Effectiveness

Bringing Focus to an Appraisal Conversation

If you do nothing else, do this.

 

Last week, I started a conversation about performance appraisal. 

In response to the question: “How do I improve my performance evaluation process?”, I would start by asking: “What is your appetite for change?”

If the answer is some form of, “Not very big,” there are a couple of quick-hit answers that can usually move people in a desired direction.

The first thing to work on is focusing the appraisal conversation: What is the message you want to deliver to the person being appraised? To get a handle on that, look at both the results and behavior of this individual. Are they where they need to be? In other words, is this person a consistently solid performer or better?

If that’s the case, you should be preparing a positive message. Most of your people will likely be in this category.

On the other hand, if results or behavior (or both) are lacking, the message needs to be a negative one. As in, “This is what I’ve seen; there are some things that are not at acceptable levels; we need to do something about it.”

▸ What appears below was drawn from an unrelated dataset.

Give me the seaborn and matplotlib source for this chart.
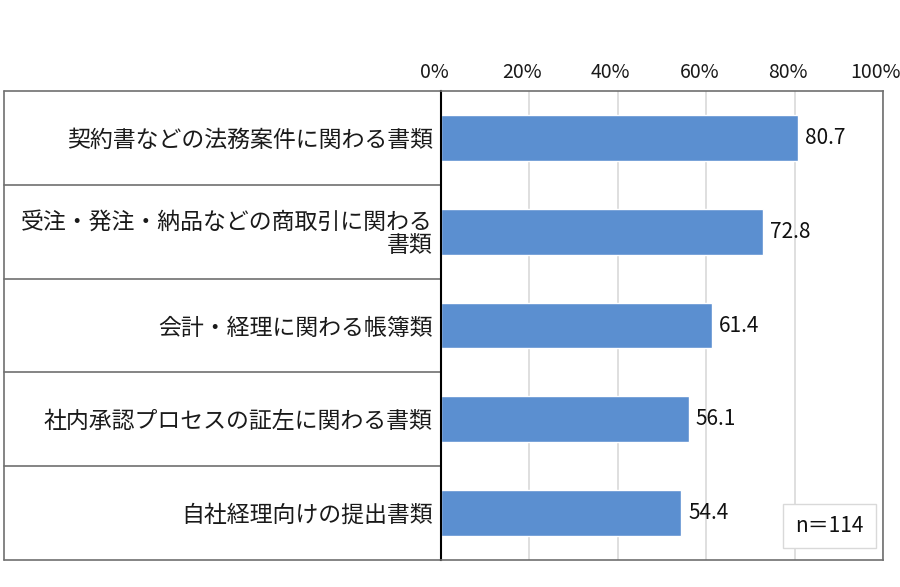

No mixing these things. No feedback sandwiches: start with something good, talk about what needs improving, and end with something positive. That approach just muddles the situation. If you feed people the sandwich, your good performers walk away feeling demoralized because they are totally focused on the negative, and those you want to give a stern message hear only the positive and think things aren’t all that bad. Exactly the opposite of what you intend.

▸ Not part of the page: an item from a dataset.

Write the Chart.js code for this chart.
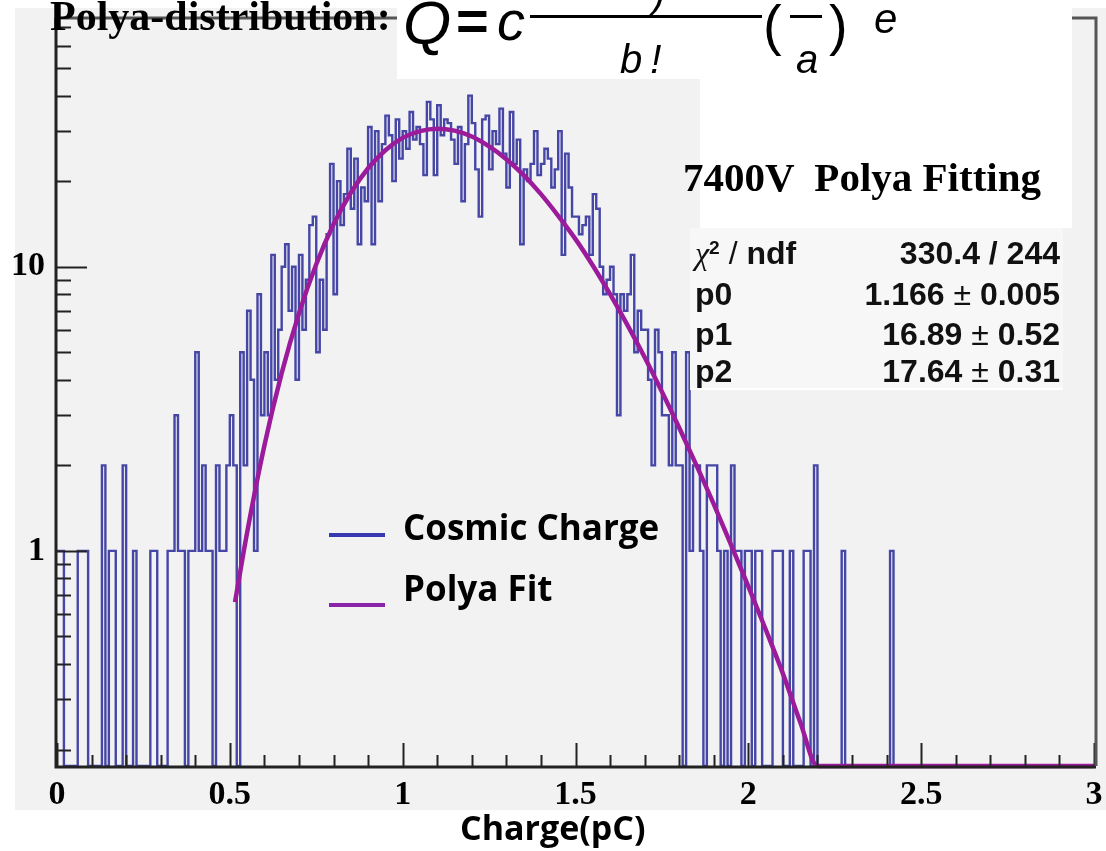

None of this is to suggest that we all don’t have development needs, things we can be working on. That’s not what we’re talking about here. Another aspect of focusing the conversation is to have only one conversation at a time.

Because the typical performance evaluation forms and processes take into account so many things (feedback, ratings, compensation, development, coaching, to name a few), supervisors can find themselves at a disadvantage right from the start because they are expected to accomplish so many things at once. Each of these components is important and deserves its own, focused conversation.

If the prescribed process won’t allow for separating the various pieces in time and space, make sure to do so yourself during the single appraisal conversation the process dictates. Do this explicitly. Even if it means taking five minute breaks to mark transitions.

Providing this kind of support to employees is perhaps the most important part of the job of a supervisor or manager. It requires huge time and effort. Do what you can to make sure the interactions at the end achieve the intended results.

The Contribution System and Performance

It really is all about the conversation

 

Being focused in an conversation with another person is important most anytime, but especially during a performance review. Last time, I wrote about a couple of ways to bring more focus to an appraisal. This next step in the progression begins to move away from traditional configurations of this important institutional process.

Start by considering that an individual’s performance is part of a much larger context, or system. This can seem at cross purposes to the whole point of an appraisal, but I’d like to suggest it is a more realistic and fair way to review performance.

Ask who or what contributed to the results this person achieved. Certainly the appraisee had something to do with the way things turned out, or we wouldn’t be having this conversation in the first place. Looked at closely, however, any outcome or result has multiple contributors. They all need to be considered if what happened is going to be repeated (or avoided).

Too often, performance reviews are about parceling out blame for something that happened. This is unproductive for a number of reasons, not the least of which is that blaming usually elicits defensiveness, strong emotion, interruptions, and arguments. Not exactly the stuff of effective conversations.

Focusing on contribution can make a potentially difficult feedback conversation about performance relatively easier and more likely to be productive.

It does not let the person being reviewed off the hook. The central notion is that a number of factors that led to the outcome we are talking about, and one of these factors was the action (or inaction) of the person being reviewed. If you intend for learning and change to take place, a surer way to get there is by adopting a forward-looking, problem-solving approach to the conversation.

The original meaning of conversation, extending from the 14th century, was the act of living with, or keeping company with. It didn’t pick up the specific sense of “talk” until around 1580. Hence conversation, especially in the sense I am using it with respect to performance appraisal, implies full engagement and commitment by the two parties.

In order to do this most effectively, more frequent, shorter interactions may be helpful. The once-a-year review comes fraught with lots of noise and baggage that can make real conversation very challenging. Increasing the frequency might also lighten the record keeping burden for everyone.